Career Options
Exploring Options: Traditional Library Jobs are Just the Beginning
There are so many directions to take your library science career that part of the challenge is figuring out which of those directions to pursue first. However, sometimes it helps to frame the choices as categories of options. From librarian to independent information professional, these may include:
- Traditional library jobs: Working within facilities-based librarianship, such as becoming a school librarian, public librarian, or campus-based academic librarian (although it’s increasingly the case that few types of librarianship can any longer be thought of as “traditional”)
- Going nontraditional with traditional: Doing nontraditional things within a traditional library setting (perhaps creating unique outreach programs for the local small-business community)
- Librarian with a twist: Performing traditional library roles but within an organization whose mission is not librarianship or education (the traditional special library role)
- Going special within special: Doing nontraditional types of librarian work within traditional special libraries (e.g., designing and running the company intranet)
- Becoming part of the ops team: Doing these nontraditional activities embedded in operational units, rather than in a designated organization library (for example, being the researcher on a business-development team) – a major trend in the special library world, known as “embedded librarianship”
- Supporting the cause: Doing library-focused activities outside of – but for – libraries and librarians (think vendors, bibliographic utilities, etc.)
- Content-related work: This may include content strategy, creation, curation, aggregation, licensing, digital assets/right management; taxonomy creation, thesaurus-building, metadata creation and assignment, indexing and abstracting; accessibility, usability/findability, user experience; information architecture, database development, knowledge/content management, data mining; and social media outreach, among others.
- Bridging: Building on skills honed in a library-based job to bridge those transferable skills into a new, non-library role (for example, shifting your reference librarian skills to competitive intelligence or prospect research)
- Making it up: Creating your own information-focused job, either within a library or for a non- library organization
- Going solo: Going independent, doing any of the activities that fall within the categories above on a freelance, contract, or project basis – an increasingly popular information professional path
The Library Science Skill Set: What Kind of an Information Professional Do You Want to Be?
Which of these options seem most appealing to you?
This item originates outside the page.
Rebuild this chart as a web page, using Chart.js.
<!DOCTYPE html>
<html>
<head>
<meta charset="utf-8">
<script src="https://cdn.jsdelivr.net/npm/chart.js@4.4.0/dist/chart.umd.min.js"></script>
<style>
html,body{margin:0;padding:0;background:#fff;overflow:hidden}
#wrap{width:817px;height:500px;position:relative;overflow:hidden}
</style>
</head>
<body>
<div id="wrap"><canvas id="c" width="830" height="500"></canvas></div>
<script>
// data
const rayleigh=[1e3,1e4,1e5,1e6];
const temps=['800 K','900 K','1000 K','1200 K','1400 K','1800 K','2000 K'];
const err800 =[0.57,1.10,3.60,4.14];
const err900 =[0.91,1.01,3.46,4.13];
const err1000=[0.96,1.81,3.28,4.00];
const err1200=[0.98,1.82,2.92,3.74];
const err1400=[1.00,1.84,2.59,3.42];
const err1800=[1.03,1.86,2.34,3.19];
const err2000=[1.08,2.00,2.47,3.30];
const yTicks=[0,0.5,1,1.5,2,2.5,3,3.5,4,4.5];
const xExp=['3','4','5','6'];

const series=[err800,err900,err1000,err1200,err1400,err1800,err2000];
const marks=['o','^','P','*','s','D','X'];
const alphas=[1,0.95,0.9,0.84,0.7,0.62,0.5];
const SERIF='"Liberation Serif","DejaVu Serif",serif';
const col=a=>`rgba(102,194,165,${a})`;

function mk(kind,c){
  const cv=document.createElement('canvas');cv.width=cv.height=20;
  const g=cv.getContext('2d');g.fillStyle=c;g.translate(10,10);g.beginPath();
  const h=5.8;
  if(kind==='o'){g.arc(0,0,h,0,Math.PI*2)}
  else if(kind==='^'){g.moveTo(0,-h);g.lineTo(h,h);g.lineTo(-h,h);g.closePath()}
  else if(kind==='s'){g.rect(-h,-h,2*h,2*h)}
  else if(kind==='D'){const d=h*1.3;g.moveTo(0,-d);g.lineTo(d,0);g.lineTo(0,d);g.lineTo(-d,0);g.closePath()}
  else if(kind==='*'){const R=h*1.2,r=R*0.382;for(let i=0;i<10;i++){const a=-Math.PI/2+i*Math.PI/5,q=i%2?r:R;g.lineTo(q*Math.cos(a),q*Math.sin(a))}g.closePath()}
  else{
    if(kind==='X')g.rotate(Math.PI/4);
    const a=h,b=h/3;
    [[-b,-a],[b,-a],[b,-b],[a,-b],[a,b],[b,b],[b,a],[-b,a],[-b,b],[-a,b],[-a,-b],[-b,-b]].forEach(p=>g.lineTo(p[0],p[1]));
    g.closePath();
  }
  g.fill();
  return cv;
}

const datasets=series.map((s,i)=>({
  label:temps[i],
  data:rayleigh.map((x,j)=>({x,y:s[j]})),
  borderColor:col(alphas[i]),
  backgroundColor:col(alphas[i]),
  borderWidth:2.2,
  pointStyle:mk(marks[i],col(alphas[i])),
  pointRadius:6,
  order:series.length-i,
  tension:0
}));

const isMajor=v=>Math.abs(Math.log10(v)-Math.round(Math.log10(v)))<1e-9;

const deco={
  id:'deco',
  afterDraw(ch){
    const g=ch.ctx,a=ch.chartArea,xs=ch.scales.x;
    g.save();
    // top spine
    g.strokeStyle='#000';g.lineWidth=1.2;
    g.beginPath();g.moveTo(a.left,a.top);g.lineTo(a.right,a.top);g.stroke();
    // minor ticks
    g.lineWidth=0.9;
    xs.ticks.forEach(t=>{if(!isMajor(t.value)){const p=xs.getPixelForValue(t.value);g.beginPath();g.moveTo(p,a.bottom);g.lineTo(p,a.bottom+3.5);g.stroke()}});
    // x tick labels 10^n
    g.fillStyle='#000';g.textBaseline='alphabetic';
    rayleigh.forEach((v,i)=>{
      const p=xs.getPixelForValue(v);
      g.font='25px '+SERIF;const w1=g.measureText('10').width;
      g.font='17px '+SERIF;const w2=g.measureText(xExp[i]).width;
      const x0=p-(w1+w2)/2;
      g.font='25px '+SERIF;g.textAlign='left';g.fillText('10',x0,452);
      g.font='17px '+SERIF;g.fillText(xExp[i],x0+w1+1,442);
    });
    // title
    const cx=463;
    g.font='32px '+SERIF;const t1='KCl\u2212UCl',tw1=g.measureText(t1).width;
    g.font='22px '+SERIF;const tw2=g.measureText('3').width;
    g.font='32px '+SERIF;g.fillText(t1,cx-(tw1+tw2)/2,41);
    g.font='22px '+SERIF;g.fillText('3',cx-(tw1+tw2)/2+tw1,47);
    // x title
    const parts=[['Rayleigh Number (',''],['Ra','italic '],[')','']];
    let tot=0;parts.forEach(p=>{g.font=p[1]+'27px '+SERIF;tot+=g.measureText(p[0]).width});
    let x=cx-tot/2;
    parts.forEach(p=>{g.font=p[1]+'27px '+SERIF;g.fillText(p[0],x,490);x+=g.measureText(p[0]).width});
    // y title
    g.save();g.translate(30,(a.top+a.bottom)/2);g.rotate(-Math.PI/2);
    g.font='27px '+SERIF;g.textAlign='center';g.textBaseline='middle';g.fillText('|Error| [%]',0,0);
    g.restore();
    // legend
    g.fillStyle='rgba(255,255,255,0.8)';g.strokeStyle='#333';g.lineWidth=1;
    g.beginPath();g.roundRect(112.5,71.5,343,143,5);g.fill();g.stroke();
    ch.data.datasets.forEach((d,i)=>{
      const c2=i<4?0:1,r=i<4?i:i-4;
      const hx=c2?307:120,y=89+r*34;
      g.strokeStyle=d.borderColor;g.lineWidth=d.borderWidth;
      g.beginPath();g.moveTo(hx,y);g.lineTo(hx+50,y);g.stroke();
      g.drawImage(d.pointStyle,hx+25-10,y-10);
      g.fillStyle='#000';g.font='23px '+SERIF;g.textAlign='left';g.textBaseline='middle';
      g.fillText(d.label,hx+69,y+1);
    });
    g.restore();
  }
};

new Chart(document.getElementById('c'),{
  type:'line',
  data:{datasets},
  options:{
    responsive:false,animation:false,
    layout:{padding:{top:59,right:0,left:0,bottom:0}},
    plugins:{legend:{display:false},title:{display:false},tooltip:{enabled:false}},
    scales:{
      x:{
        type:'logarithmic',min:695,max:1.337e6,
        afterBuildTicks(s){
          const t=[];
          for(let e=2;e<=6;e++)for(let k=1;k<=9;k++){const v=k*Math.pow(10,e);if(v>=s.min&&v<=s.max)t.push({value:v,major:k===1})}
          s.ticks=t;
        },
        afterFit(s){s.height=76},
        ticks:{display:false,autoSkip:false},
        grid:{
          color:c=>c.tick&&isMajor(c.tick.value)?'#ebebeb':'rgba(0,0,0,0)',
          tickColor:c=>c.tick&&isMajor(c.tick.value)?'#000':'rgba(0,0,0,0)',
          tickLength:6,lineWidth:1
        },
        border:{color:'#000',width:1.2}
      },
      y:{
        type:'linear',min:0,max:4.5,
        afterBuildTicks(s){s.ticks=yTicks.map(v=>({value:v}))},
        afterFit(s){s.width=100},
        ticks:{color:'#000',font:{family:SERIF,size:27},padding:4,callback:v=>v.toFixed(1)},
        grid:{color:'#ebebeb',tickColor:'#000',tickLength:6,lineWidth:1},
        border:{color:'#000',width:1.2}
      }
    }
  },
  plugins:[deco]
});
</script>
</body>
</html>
Happily, it’s not necessary to choose one and exclude all the rest. It’s only necessary to decide which you want to pursue first, and design and execute your strategy for achieving that goal. Then decide what you want to do next.
Whether you choose to pursue one of the traditional library jobs or decide to explore any of the multitude of other opportunities for which your LIS knowledge base prepares you, keep in mind that one of the best things the MLIS degree guarantees you is a lifetime of career options.